====== Record excerpts ======

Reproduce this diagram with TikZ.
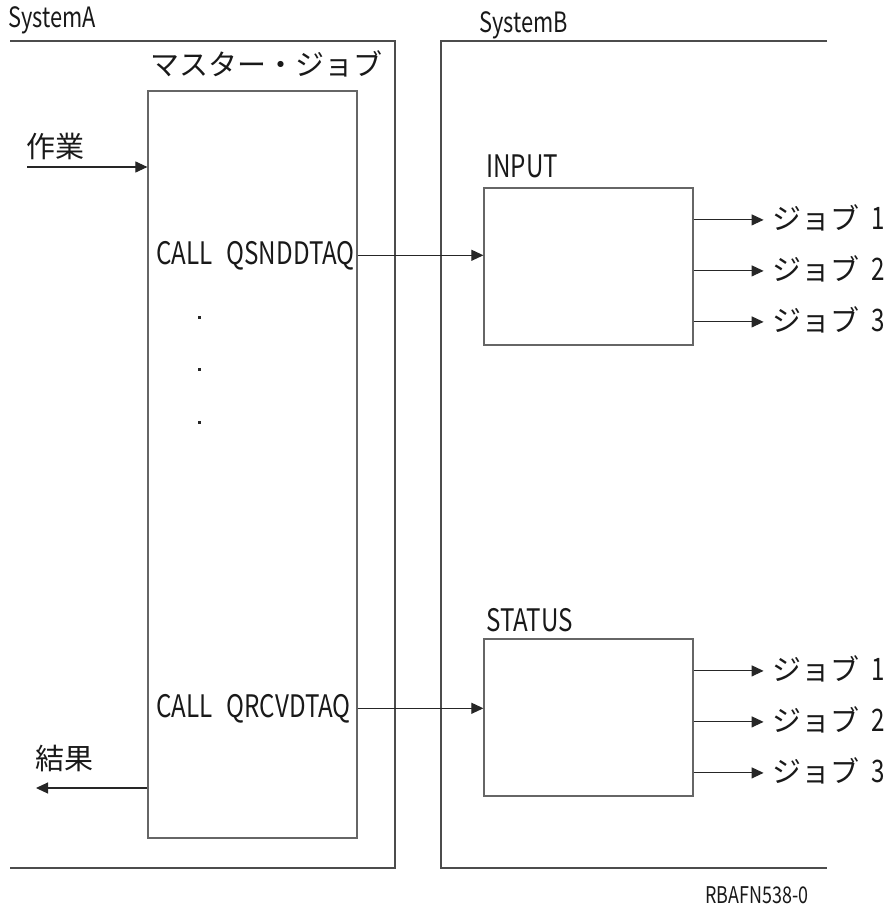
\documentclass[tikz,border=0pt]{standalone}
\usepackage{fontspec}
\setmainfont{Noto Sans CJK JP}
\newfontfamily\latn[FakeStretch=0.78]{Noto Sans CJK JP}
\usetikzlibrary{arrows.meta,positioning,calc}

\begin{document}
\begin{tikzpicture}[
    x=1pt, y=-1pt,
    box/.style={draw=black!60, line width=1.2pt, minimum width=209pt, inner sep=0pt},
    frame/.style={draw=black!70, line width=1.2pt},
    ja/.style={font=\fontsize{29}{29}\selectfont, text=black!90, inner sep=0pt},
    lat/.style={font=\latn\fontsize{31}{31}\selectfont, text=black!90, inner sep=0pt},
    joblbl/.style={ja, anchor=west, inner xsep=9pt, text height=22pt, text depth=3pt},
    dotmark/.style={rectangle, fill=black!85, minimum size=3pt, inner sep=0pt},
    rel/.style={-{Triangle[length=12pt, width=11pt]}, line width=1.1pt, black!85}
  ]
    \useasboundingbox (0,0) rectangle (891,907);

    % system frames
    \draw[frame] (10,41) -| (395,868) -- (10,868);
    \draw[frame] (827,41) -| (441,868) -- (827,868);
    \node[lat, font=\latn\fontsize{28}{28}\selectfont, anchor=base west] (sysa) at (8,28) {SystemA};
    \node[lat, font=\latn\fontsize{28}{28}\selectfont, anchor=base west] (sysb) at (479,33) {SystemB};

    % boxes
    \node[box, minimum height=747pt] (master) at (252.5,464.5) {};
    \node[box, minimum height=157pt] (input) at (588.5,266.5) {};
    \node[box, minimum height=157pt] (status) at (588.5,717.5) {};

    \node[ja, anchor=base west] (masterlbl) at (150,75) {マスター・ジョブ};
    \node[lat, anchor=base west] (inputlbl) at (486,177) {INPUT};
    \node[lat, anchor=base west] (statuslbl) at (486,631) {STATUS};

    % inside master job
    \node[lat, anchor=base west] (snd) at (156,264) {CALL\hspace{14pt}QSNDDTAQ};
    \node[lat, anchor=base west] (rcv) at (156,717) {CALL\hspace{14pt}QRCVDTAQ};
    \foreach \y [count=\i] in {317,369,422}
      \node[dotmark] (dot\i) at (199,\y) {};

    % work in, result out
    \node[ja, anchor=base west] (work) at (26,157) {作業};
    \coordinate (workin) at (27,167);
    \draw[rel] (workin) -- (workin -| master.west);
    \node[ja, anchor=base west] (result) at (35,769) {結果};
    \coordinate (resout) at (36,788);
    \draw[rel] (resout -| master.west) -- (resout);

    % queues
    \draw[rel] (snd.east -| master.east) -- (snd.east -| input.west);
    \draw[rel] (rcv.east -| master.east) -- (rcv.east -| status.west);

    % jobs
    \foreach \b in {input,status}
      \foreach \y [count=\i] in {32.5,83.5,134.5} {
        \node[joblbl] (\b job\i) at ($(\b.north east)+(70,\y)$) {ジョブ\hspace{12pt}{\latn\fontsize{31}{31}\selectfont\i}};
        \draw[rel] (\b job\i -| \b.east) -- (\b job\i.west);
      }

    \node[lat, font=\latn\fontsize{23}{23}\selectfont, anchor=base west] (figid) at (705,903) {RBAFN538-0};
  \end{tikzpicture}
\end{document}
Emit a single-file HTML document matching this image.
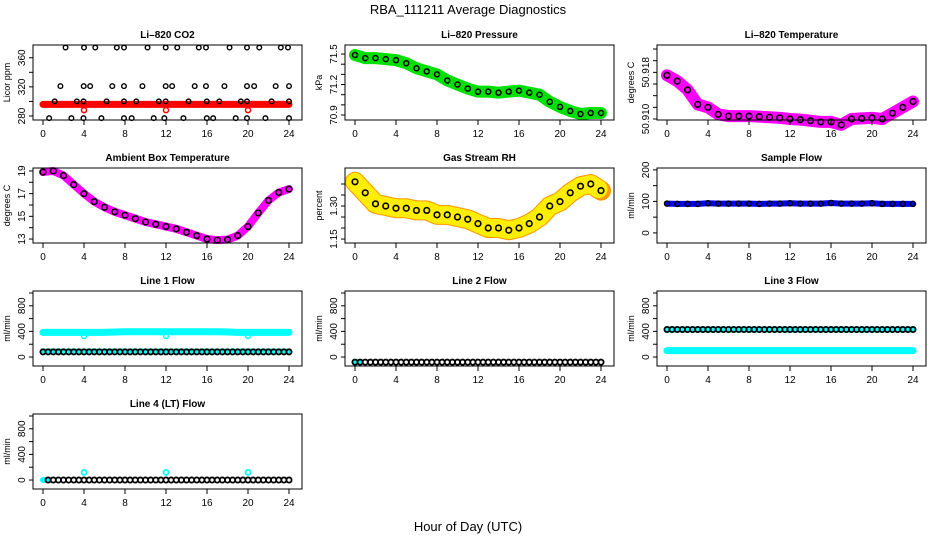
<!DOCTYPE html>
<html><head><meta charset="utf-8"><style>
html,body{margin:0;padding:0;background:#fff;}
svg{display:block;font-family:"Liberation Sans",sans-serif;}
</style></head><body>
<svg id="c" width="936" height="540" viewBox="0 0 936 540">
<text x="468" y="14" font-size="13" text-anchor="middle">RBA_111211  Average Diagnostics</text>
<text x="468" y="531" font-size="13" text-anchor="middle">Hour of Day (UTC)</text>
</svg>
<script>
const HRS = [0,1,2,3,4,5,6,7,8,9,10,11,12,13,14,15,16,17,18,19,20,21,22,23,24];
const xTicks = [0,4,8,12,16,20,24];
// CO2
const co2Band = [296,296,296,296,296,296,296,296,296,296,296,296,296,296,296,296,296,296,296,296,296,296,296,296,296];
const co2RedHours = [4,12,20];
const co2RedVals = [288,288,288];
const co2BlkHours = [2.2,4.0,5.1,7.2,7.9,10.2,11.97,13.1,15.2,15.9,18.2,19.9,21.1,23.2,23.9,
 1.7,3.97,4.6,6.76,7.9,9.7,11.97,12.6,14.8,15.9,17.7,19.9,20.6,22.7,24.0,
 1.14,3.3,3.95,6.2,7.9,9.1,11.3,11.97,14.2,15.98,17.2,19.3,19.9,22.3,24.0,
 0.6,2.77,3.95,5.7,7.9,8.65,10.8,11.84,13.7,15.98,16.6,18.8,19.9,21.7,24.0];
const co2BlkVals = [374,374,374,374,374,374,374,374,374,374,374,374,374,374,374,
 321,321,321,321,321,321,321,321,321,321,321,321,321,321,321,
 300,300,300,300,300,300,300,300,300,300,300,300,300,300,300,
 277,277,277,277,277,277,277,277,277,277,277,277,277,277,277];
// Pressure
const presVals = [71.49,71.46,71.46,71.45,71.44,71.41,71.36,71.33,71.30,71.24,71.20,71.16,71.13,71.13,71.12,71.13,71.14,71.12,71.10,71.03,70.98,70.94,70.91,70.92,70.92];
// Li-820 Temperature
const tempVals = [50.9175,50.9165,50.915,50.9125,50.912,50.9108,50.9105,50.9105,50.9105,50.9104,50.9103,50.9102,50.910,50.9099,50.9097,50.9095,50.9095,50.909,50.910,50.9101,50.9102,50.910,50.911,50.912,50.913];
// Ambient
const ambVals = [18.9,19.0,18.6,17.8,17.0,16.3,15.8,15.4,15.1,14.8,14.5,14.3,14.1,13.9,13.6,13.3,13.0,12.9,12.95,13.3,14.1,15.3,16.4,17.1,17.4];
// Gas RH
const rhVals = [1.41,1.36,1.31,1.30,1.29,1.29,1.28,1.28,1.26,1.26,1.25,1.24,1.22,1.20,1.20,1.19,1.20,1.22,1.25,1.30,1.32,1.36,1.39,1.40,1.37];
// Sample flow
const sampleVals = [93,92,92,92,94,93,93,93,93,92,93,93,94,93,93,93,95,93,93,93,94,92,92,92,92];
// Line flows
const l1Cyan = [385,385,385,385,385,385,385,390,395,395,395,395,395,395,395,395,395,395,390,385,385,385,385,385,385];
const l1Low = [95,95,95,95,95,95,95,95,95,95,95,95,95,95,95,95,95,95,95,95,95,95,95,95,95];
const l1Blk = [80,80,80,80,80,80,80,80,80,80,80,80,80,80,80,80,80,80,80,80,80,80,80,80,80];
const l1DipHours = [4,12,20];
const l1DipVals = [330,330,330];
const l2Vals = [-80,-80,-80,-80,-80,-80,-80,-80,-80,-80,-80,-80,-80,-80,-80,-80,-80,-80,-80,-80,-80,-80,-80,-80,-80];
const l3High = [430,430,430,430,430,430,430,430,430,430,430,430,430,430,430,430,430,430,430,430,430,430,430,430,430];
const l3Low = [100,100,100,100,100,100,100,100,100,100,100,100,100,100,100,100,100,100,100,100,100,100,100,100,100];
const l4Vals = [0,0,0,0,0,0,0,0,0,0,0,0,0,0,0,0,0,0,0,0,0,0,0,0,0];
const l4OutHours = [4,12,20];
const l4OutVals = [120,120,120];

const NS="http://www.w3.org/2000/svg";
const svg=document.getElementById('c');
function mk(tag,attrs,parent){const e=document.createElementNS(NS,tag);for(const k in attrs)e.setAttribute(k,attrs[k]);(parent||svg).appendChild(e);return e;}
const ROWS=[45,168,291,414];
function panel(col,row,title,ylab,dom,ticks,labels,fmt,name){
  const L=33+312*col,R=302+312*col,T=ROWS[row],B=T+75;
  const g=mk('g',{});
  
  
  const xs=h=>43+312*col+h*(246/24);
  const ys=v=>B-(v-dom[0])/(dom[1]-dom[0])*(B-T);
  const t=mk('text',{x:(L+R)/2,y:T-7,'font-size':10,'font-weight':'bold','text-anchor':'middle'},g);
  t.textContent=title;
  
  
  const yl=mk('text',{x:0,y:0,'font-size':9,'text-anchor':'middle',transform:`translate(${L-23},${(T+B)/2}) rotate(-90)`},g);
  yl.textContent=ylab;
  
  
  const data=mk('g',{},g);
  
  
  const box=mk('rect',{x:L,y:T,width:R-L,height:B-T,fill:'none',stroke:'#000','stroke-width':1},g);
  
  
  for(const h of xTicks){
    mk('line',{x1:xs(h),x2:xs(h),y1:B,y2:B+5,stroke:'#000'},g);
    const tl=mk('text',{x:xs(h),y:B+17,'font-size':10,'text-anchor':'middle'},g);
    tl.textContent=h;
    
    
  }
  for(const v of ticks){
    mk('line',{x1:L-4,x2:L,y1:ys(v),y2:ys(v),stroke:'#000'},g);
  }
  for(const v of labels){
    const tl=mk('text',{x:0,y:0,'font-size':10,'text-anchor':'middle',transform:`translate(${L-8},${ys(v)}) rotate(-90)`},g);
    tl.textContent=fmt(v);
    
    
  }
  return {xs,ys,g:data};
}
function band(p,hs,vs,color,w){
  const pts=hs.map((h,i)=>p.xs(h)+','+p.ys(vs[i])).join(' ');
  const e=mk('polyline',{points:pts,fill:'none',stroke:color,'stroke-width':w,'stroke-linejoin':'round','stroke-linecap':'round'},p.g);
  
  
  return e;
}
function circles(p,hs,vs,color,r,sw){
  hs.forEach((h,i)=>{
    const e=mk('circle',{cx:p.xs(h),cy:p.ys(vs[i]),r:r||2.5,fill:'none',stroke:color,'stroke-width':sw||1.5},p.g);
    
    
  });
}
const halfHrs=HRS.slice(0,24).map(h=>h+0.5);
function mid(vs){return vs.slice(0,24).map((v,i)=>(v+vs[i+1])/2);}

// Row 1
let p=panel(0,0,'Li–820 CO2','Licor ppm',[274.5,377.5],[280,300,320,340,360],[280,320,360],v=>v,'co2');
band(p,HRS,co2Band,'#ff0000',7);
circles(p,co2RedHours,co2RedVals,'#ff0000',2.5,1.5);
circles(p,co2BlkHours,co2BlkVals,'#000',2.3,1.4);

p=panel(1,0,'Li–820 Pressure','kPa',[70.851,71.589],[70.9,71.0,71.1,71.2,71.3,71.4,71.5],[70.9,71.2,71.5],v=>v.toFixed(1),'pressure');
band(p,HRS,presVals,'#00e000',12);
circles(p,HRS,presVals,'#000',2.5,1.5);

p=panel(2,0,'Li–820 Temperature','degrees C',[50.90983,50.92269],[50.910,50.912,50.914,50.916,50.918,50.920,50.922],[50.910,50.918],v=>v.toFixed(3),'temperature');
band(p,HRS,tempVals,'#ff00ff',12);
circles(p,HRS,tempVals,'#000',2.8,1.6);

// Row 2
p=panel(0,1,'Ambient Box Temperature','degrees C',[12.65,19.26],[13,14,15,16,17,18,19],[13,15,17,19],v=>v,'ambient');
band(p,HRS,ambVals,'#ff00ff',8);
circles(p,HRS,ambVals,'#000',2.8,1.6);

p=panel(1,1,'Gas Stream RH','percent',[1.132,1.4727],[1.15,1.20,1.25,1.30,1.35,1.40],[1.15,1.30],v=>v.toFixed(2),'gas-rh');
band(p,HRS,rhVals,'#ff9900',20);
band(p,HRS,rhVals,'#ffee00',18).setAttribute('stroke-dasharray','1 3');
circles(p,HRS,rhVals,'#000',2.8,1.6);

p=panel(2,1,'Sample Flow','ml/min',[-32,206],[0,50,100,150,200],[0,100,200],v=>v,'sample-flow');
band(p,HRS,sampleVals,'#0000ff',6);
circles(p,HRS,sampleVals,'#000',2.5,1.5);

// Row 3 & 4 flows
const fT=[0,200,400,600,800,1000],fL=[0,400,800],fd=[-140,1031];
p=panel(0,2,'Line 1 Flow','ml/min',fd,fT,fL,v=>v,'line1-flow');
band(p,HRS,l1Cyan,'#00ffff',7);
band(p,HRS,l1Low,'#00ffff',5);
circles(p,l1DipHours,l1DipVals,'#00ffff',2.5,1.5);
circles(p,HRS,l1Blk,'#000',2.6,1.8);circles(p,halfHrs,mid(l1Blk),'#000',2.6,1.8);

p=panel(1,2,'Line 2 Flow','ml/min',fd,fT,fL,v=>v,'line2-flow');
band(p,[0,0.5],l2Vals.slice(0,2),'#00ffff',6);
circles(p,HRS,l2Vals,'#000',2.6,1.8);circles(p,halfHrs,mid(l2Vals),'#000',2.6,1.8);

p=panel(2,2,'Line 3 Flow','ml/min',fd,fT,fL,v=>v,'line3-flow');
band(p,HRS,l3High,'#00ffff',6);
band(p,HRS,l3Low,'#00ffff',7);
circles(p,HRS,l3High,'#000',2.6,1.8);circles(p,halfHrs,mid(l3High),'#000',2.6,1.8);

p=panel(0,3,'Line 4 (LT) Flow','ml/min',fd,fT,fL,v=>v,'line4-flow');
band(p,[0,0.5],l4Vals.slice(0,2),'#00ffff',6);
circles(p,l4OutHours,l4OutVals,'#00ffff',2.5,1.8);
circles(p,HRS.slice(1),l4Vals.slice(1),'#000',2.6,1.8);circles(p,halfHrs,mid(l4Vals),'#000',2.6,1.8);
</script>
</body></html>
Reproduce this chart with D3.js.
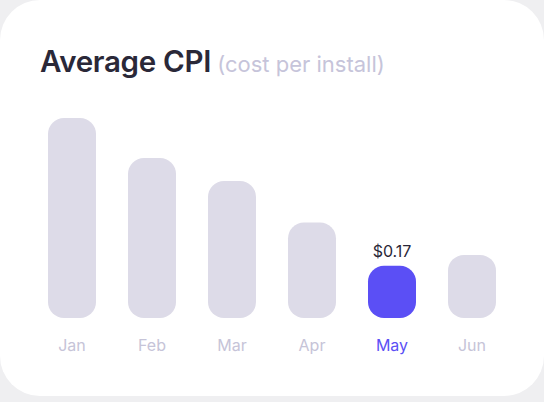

======

• [Problem description]: Restate, line by line and word for word, everything from the top of the material through the line that contains "anchor=base west] (sysb)". Leave pictures out.

• [Finished exercise]:
Reproduce this diagram with TikZ.
\documentclass[tikz,border=0pt]{standalone}
\usepackage{fontspec}
\setmainfont{Noto Sans CJK JP}
\newfontfamily\latn[FakeStretch=0.78]{Noto Sans CJK JP}
\usetikzlibrary{arrows.meta,positioning,calc}

\begin{document}
\begin{tikzpicture}[
    x=1pt, y=-1pt,
    box/.style={draw=black!60, line width=1.2pt, minimum width=209pt, inner sep=0pt},
    frame/.style={draw=black!70, line width=1.2pt},
    ja/.style={font=\fontsize{29}{29}\selectfont, text=black!90, inner sep=0pt},
    lat/.style={font=\latn\fontsize{31}{31}\selectfont, text=black!90, inner sep=0pt},
    joblbl/.style={ja, anchor=west, inner xsep=9pt, text height=22pt, text depth=3pt},
    dotmark/.style={rectangle, fill=black!85, minimum size=3pt, inner sep=0pt},
    rel/.style={-{Triangle[length=12pt, width=11pt]}, line width=1.1pt, black!85}
  ]
    \useasboundingbox (0,0) rectangle (891,907);

    % system frames
    \draw[frame] (10,41) -| (395,868) -- (10,868);
    \draw[frame] (827,41) -| (441,868) -- (827,868);
    \node[lat, font=\latn\fontsize{28}{28}\selectfont, anchor=base west] (sysa) at (8,28) {SystemA};
    \node[lat, font=\latn\fontsize{28}{28}\selectfont, anchor=base west] (sysb) at (479,33) {SystemB};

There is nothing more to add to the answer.